- Records from a dataset:
========================================================================

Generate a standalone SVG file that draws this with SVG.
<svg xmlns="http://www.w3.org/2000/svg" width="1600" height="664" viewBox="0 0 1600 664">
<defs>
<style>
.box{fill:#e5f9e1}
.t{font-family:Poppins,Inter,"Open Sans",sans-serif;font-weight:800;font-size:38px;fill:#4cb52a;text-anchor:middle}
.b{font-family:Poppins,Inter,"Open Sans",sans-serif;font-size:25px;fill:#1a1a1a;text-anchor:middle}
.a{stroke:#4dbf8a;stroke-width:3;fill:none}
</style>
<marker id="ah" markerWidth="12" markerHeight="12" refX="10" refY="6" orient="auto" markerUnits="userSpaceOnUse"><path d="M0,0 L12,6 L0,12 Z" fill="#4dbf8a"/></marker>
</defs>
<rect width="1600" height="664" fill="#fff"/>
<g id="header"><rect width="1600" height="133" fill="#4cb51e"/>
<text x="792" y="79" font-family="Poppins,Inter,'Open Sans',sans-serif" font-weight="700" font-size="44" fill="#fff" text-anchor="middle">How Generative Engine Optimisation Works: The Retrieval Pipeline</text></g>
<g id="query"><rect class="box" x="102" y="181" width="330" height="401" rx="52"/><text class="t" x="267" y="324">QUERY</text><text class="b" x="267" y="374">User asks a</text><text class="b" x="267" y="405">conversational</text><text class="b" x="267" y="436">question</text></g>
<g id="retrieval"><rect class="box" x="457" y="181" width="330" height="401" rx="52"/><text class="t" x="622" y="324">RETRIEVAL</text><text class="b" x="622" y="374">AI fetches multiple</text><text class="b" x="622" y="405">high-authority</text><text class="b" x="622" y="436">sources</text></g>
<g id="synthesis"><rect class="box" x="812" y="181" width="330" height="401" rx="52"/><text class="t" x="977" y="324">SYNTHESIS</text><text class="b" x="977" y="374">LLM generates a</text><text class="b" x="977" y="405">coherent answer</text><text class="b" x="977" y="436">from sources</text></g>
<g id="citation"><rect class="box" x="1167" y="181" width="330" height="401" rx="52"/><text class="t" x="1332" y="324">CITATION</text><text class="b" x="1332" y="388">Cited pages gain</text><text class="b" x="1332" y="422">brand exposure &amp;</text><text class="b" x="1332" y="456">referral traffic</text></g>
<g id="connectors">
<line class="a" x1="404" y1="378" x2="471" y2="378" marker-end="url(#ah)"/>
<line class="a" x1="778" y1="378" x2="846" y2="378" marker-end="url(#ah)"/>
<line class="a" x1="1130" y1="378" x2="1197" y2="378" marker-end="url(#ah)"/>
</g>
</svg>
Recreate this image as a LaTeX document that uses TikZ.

========================================================================

- Given task: Reproduce all of the records exactly.

- Solution to this exercise:
Generate a standalone SVG file that draws this with SVG.
<svg xmlns="http://www.w3.org/2000/svg" width="1600" height="664" viewBox="0 0 1600 664">
<defs>
<style>
.box{fill:#e5f9e1}
.t{font-family:Poppins,Inter,"Open Sans",sans-serif;font-weight:800;font-size:38px;fill:#4cb52a;text-anchor:middle}
.b{font-family:Poppins,Inter,"Open Sans",sans-serif;font-size:25px;fill:#1a1a1a;text-anchor:middle}
.a{stroke:#4dbf8a;stroke-width:3;fill:none}
</style>
<marker id="ah" markerWidth="12" markerHeight="12" refX="10" refY="6" orient="auto" markerUnits="userSpaceOnUse"><path d="M0,0 L12,6 L0,12 Z" fill="#4dbf8a"/></marker>
</defs>
<rect width="1600" height="664" fill="#fff"/>
<g id="header"><rect width="1600" height="133" fill="#4cb51e"/>
<text x="792" y="79" font-family="Poppins,Inter,'Open Sans',sans-serif" font-weight="700" font-size="44" fill="#fff" text-anchor="middle">How Generative Engine Optimisation Works: The Retrieval Pipeline</text></g>
<g id="query"><rect class="box" x="102" y="181" width="330" height="401" rx="52"/><text class="t" x="267" y="324">QUERY</text><text class="b" x="267" y="374">User asks a</text><text class="b" x="267" y="405">conversational</text><text class="b" x="267" y="436">question</text></g>
<g id="retrieval"><rect class="box" x="457" y="181" width="330" height="401" rx="52"/><text class="t" x="622" y="324">RETRIEVAL</text><text class="b" x="622" y="374">AI fetches multiple</text><text class="b" x="622" y="405">high-authority</text><text class="b" x="622" y="436">sources</text></g>
<g id="synthesis"><rect class="box" x="812" y="181" width="330" height="401" rx="52"/><text class="t" x="977" y="324">SYNTHESIS</text><text class="b" x="977" y="374">LLM generates a</text><text class="b" x="977" y="405">coherent answer</text><text class="b" x="977" y="436">from sources</text></g>
<g id="citation"><rect class="box" x="1167" y="181" width="330" height="401" rx="52"/><text class="t" x="1332" y="324">CITATION</text><text class="b" x="1332" y="388">Cited pages gain</text><text class="b" x="1332" y="422">brand exposure &amp;</text><text class="b" x="1332" y="456">referral traffic</text></g>
<g id="connectors">
<line class="a" x1="404" y1="378" x2="471" y2="378" marker-end="url(#ah)"/>
<line class="a" x1="778" y1="378" x2="846" y2="378" marker-end="url(#ah)"/>
<line class="a" x1="1130" y1="378" x2="1197" y2="378" marker-end="url(#ah)"/>
</g>
</svg>
Recreate this image as a LaTeX document that uses TikZ.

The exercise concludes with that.